Source code of charts:
<<<<

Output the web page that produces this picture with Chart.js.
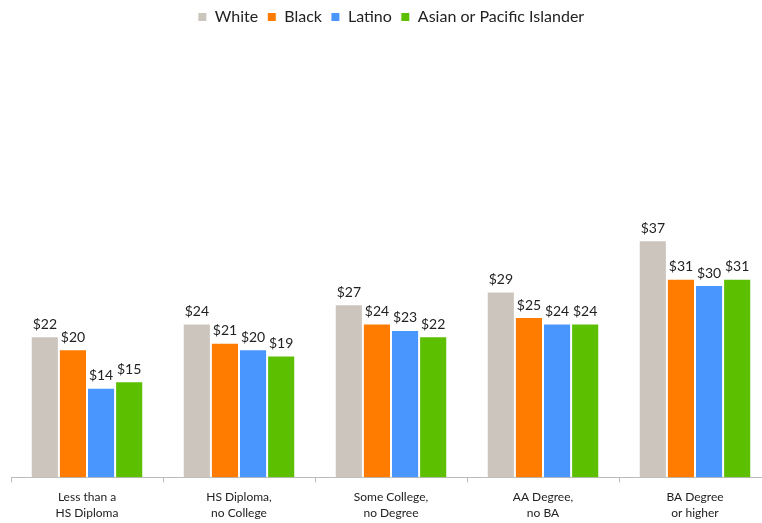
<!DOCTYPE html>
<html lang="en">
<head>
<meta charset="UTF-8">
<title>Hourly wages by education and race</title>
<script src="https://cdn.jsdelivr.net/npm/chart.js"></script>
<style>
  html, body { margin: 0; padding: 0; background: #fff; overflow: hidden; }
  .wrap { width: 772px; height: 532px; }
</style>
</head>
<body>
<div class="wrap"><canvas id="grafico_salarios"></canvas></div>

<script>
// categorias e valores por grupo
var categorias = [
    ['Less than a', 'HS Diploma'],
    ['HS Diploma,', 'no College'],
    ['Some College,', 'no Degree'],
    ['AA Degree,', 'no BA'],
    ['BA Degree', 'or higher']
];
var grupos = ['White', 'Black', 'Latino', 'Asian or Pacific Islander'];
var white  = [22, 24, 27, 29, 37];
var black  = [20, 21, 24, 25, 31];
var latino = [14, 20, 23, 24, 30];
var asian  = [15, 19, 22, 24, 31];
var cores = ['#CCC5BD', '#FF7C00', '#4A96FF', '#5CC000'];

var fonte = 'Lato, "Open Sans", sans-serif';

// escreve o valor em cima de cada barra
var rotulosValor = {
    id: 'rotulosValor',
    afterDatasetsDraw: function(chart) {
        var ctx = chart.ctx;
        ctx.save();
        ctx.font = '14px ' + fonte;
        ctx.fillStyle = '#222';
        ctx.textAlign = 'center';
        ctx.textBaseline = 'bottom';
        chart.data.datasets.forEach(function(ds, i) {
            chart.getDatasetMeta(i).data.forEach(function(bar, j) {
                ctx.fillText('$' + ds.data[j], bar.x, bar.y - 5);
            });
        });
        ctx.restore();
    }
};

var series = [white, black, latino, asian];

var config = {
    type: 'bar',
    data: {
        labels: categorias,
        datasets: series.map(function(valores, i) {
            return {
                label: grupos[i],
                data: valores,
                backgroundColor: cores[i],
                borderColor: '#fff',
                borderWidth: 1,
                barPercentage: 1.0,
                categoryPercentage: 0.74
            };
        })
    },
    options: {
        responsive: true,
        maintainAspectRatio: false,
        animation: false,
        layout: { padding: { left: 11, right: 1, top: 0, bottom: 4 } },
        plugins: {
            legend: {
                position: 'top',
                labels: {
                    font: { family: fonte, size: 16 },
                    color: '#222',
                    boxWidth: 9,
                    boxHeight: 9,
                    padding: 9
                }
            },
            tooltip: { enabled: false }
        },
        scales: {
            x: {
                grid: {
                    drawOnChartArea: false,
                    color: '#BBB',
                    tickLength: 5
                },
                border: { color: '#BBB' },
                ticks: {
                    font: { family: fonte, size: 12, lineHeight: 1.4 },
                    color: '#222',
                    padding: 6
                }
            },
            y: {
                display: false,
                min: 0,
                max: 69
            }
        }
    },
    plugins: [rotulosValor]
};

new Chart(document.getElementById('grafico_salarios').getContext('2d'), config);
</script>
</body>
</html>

>>>>
<<<<

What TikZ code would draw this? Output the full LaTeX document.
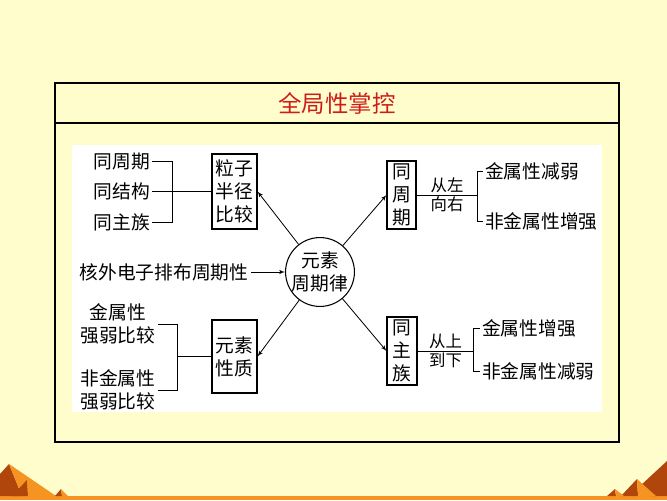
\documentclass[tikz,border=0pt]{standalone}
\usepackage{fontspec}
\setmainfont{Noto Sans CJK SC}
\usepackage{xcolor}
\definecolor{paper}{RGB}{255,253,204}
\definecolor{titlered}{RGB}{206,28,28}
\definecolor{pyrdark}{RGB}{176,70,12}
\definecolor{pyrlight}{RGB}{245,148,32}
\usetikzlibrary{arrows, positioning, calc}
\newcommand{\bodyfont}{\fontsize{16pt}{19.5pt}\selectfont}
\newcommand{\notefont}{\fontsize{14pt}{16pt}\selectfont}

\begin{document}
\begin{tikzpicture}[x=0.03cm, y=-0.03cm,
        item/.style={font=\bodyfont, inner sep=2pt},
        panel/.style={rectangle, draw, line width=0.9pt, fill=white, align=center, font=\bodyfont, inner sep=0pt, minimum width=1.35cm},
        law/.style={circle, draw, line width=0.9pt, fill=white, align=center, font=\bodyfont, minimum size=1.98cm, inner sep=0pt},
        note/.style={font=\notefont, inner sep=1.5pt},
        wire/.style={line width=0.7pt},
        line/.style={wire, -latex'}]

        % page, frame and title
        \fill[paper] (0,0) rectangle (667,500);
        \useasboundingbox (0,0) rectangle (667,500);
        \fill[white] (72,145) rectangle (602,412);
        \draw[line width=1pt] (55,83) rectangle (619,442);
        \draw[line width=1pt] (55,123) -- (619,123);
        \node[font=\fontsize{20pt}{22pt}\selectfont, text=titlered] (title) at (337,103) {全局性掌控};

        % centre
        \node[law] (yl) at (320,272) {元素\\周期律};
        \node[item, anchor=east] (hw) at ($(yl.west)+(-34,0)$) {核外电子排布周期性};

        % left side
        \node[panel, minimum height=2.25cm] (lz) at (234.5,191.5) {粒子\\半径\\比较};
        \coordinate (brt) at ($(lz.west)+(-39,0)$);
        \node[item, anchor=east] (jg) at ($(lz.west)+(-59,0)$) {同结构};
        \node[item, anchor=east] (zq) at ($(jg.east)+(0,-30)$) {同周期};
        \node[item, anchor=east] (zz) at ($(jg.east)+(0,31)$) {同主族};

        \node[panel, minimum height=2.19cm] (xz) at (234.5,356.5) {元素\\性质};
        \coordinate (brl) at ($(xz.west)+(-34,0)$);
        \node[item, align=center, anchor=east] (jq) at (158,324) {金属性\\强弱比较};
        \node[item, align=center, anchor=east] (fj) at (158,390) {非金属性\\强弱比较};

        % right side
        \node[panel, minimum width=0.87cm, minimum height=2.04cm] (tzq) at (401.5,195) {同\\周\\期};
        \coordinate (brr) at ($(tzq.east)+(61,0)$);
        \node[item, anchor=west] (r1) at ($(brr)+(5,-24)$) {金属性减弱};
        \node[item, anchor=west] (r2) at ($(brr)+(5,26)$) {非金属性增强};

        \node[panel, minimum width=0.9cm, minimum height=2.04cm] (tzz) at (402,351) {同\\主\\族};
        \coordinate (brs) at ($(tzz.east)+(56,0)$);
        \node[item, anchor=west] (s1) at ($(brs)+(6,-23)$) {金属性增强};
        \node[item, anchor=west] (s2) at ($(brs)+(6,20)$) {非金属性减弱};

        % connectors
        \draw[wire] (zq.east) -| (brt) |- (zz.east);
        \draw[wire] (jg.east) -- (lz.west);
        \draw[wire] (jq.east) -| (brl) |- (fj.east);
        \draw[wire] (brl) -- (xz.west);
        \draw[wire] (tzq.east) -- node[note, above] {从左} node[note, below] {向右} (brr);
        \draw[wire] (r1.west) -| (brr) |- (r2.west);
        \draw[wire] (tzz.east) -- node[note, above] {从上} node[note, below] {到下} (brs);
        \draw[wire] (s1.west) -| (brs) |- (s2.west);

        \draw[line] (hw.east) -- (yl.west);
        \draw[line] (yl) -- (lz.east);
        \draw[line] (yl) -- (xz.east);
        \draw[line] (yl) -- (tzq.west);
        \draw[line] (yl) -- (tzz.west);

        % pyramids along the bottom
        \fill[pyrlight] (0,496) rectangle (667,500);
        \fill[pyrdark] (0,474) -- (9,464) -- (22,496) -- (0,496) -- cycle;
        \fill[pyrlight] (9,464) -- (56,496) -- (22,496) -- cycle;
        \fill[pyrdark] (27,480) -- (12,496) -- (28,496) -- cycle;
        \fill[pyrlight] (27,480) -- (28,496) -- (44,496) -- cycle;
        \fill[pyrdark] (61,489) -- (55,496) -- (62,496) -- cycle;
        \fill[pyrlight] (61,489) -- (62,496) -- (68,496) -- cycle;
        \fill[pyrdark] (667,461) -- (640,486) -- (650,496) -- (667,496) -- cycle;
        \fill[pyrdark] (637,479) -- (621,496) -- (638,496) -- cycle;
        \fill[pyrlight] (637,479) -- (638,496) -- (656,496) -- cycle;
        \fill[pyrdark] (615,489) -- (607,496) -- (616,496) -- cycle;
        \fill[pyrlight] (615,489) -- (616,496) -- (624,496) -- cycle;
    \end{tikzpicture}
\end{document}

>>>>

Set down nothing but the lines from the one holding "What TikZ code" through the one holding "anchor=east] (hw) at", both included, exactly as they appear; any picture is left out.

What TikZ code would draw this? Output the full LaTeX document.
\documentclass[tikz,border=0pt]{standalone}
\usepackage{fontspec}
\setmainfont{Noto Sans CJK SC}
\usepackage{xcolor}
\definecolor{paper}{RGB}{255,253,204}
\definecolor{titlered}{RGB}{206,28,28}
\definecolor{pyrdark}{RGB}{176,70,12}
\definecolor{pyrlight}{RGB}{245,148,32}
\usetikzlibrary{arrows, positioning, calc}
\newcommand{\bodyfont}{\fontsize{16pt}{19.5pt}\selectfont}
\newcommand{\notefont}{\fontsize{14pt}{16pt}\selectfont}

\begin{document}
\begin{tikzpicture}[x=0.03cm, y=-0.03cm,
        item/.style={font=\bodyfont, inner sep=2pt},
        panel/.style={rectangle, draw, line width=0.9pt, fill=white, align=center, font=\bodyfont, inner sep=0pt, minimum width=1.35cm},
        law/.style={circle, draw, line width=0.9pt, fill=white, align=center, font=\bodyfont, minimum size=1.98cm, inner sep=0pt},
        note/.style={font=\notefont, inner sep=1.5pt},
        wire/.style={line width=0.7pt},
        line/.style={wire, -latex'}]

        % page, frame and title
        \fill[paper] (0,0) rectangle (667,500);
        \useasboundingbox (0,0) rectangle (667,500);
        \fill[white] (72,145) rectangle (602,412);
        \draw[line width=1pt] (55,83) rectangle (619,442);
        \draw[line width=1pt] (55,123) -- (619,123);
        \node[font=\fontsize{20pt}{22pt}\selectfont, text=titlered] (title) at (337,103) {全局性掌控};

        % centre
        \node[law] (yl) at (320,272) {元素\\周期律};
        \node[item, anchor=east] (hw) at ($(yl.west)+(-34,0)$) {核外电子排布周期性};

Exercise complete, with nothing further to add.